Question: “What steps will your energy policy take to meet our energy needs, while at the same time remaining environmentally friendly and minimizing job loss for fossil power plant workers?”
Like it or not, the next president will need an answer to this question, posed by audience member Ken Bone in the last presidential debate, in the early days of his or her administration.
The electricity sector that powers our country is undergoing its most significant transition since mass electrification. Last year, for the first time ever, the United States generated as much electricity from natural gas as from coal, thanks to the shale gas boom and historically low natural gas prices. Renewable energy, meanwhile, was the largest source of new capacity and now meets 7 percent of our electricity demand. This dramatic growth of natural gas and renewable power is edging out coal and, in some instances, nuclear power.
Decisions by the next president will shape how the electricity sector responds to these and other changes that carry with them wide-ranging economic and environmental consequences. Yet, energy policy has barely registered as an issue this election cycle despite dramatic differences in the candidates’ platforms.
That’s a shame because a combination of market forces, statutory deadlines, pending lawsuits and open agency rulemakings, will force the nation’s 45th president to tackle a wide range of energy issues. These decisions could shape the electricity sector for decades to come.
For example, the incoming administration will likely face immediate decisions on the Clean Power Plan, the Environmental Protection Agency’s controversial rule limiting carbon dioxide emissions from the power sector. Last month, 10 judges on the D.C. Circuit Court of Appeals heard oral arguments on the rule. With a decision anticipated by early 2017, the next president must choose from one or more possible courses of action, including whether to implement, amend or withdraw the rule, or to appeal the decision to the Supreme Court. If it reaches the Supreme Court, this case could play a starring role in nomination hearings for a ninth justice—Justice Antonin Scalia passed away in February 2016 after voting to stay the Clean Power Plan’s implementation. The fate of the Clean Power Plan, in turn, may impact our international commitments to reduce greenhouse gas emissions, including the new global Paris Agreement, set to take effect next month.

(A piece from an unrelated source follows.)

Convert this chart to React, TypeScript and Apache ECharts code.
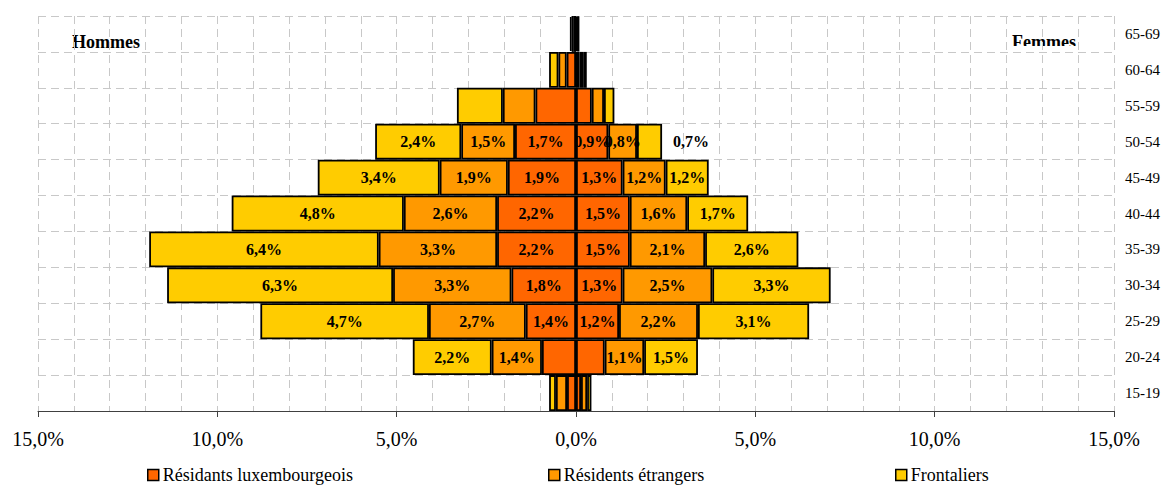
import React, { useEffect, useRef } from "react";
import * as echarts from "echarts";

const categories = ["15-19", "20-24", "25-29", "30-34", "35-39", "40-44", "45-49", "50-54", "55-59", "60-64", "65-69"];
const menLux = [0.25, 0.95, 1.4, 1.8, 2.2, 2.2, 1.9, 1.7, 1.13, 0.26, 0.06];
const menEtr = [0.31, 1.4, 2.7, 3.3, 3.3, 2.6, 1.9, 1.5, 0.91, 0.23, 0.06];
const menFront = [0.19, 2.2, 4.7, 6.3, 6.4, 4.8, 3.4, 2.4, 1.28, 0.26, 0.05];
const womenLux = [0.14, 0.8, 1.2, 1.3, 1.5, 1.5, 1.3, 0.9, 0.44, 0.1, 0.03];
const womenEtr = [0.17, 1.1, 2.2, 2.5, 2.1, 1.6, 1.2, 0.8, 0.34, 0.1, 0.03];
const womenFront = [0.12, 1.5, 3.1, 3.3, 2.6, 1.7, 1.2, 0.7, 0.29, 0.1, 0.02];
const labeledRows = ["20-24", "25-29", "30-34", "35-39", "40-44", "45-49", "50-54"];
const hiddenLabels = ["H-lux-20-24", "F-lux-20-24"];
const outsideLabels = ["F-front-50-54"];
const xTicks = [-15, -10, -5, 0, 5, 10, 15];

const seriesNames = ["Résidants luxembourgeois", "Résidents étrangers", "Frontaliers"];
const colors = ["#FF6600", "#FF9900", "#FFCC00"];
const FONT = "'Liberation Serif', 'Times New Roman', serif";

const fmt = (v: number) => Math.abs(v).toFixed(1).replace(".", ",") + "%";

export default function App() {
  const ref = useRef<HTMLDivElement>(null);
  useEffect(() => {
    if (!ref.current) return;
    const chart = echarts.init(ref.current, null, { renderer: "svg" });
    const keys = ["lux", "etr", "front"];
    const groups: [string, number[][], number][] = [
      ["H", [menLux, menEtr, menFront], -1],
      ["F", [womenLux, womenEtr, womenFront], 1],
    ];
    const series: any[] = [];
    groups.forEach(([side, arrs, sign]) => {
      arrs.forEach((arr, si) => {
        series.push({
          type: "bar",
          name: seriesNames[si],
          stack: "all",
          stackStrategy: "samesign",
          barCategoryGap: "0%",
          itemStyle: { color: colors[si], borderColor: "#000", borderWidth: 1.8 },
          data: arr.map((v, i) => {
            const key = `${side}-${keys[si]}-${categories[i]}`;
            const show = labeledRows.includes(categories[i]) && !hiddenLabels.includes(key);
            const outside = outsideLabels.includes(key);
            return {
              value: sign * v,
              label: {
                show,
                position: outside ? "right" : "inside",
                distance: 11,
              },
            };
          }),
          label: {
            formatter: (p: any) => fmt(p.value),
            fontFamily: FONT,
            fontWeight: "bold",
            fontSize: 16,
            color: "#000",
          },
        });
      });
    });
    const legendLefts = [147, 548, 895];
    chart.setOption({
      animation: false,
      textStyle: { fontFamily: FONT },
      grid: { left: 38, right: 49, top: 16, bottom: 75 },
      legend: seriesNames.map((n, i) => ({
        data: [n],
        left: legendLefts[i],
        top: 466,
        padding: 0,
        itemWidth: 11,
        itemHeight: 11,
        itemGap: 4,
        icon: "rect",
        itemStyle: { borderColor: "#000", borderWidth: 1.5 },
        textStyle: { fontFamily: FONT, fontSize: 18, color: "#000", padding: [0, 0, 0, -1] },
        selectedMode: false,
      })),
      xAxis: {
        type: "value",
        min: xTicks[0],
        max: xTicks[xTicks.length - 1],
        interval: 5,
        axisLine: { show: true, lineStyle: { color: "#404040", width: 1 } },
        axisTick: { show: true, length: 6, lineStyle: { color: "#404040" } },
        axisLabel: {
          formatter: (v: number) => fmt(v),
          fontFamily: FONT,
          fontSize: 20,
          color: "#000",
          margin: 18,
        },
        splitLine: { show: true, lineStyle: { type: [8, 5], color: "#c8c8c8" } },
        minorTick: { show: false, splitNumber: 5 },
        minorSplitLine: { show: true, lineStyle: { type: [8, 5], color: "#c8c8c8" } },
      },
      yAxis: {
        type: "category",
        data: categories,
        position: "right",
        axisLine: { show: false },
        axisTick: { show: false },
        axisLabel: { fontFamily: FONT, fontSize: 15, color: "#000", margin: 11 },
        splitLine: { show: true, lineStyle: { type: [8, 5], color: "#c8c8c8" } },
      },
      graphic: [
        {
          type: "text",
          left: 72,
          top: 33,
          style: { text: "Hommes", fontFamily: FONT, fontWeight: "bold", fontSize: 18, fill: "#000" },
        },
        {
          type: "text",
          left: 1012,
          top: 33,
          style: { text: "Femmes", fontFamily: FONT, fontWeight: "bold", fontSize: 18, fill: "#000" },
        },
        {
          type: "rect",
          shape: { x: 1008, y: 46, width: 78, height: 6 },
          style: { fill: "#fff" },
        },
      ],
      series,
    });
    return () => chart.dispose();
  }, []);
  return (
    <div
      ref={ref}
      style={{ position: "fixed", left: 0, top: 0, width: 1163, height: 486, background: "#fff" }}
    />
  );
}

Decisions by the next administration could also change the balance between federal and state power in the electricity sector. So far, states have used their authority over retail electricity markets to influence the fuel mix on the grid and spur technology innovation. That includes requiring utilities to procure renewable energy and meet energy efficiency targets, setting rates for rooftop solar, pricing carbon and initiating pilot projects to test new technologies. States have also considered subsidizing at-risk coal or nuclear plants. Many of these policies are being challenged in the courts and by the Federal Energy Regulatory Commission, which has expanded its responsibilities to encompass growth of interstate electricity markets that now serve two-thirds of United States’ electricity demand.
Three Supreme Court decisions in the past two years have sought to clarify the boundaries between state and federal action over energy regulation, but tensions between state and federal policies remain. Any resolution of these tensions — likely to emerge through FERC decisions and future court cases — will impact the degree to which states can spur innovation and determine the future of the grid.
These are just a snapshot of the energy policy issues the next president will face in office. In an election focused on the economy, the trajectory of the electricity sector that underpins it deserves a robust debate. Where are the conversations about natural gas production and consumption, nuclear energy, economic development in coal communities, energy innovation, energy infrastructure development and energy efficiency incentives and mandates? Voters need a better understanding of the candidates’ plans for tackling the inevitable — and consequential — challenges that are certain to arise.
Jonas Monast is the C. Boyden Gray Distinguished Fellow, assistant professor and co-director of the Center on Climate, Energy, Environment & Economics at the University of North Carolina School of Law. Sarah Adair is a senior policy associate in the Climate and Energy Program at Duke University’s Nicholas Institute for Environmental Policy Solutions. Kate Konschnik is the founding director of the Harvard Law School’s Environmental Policy Initiative.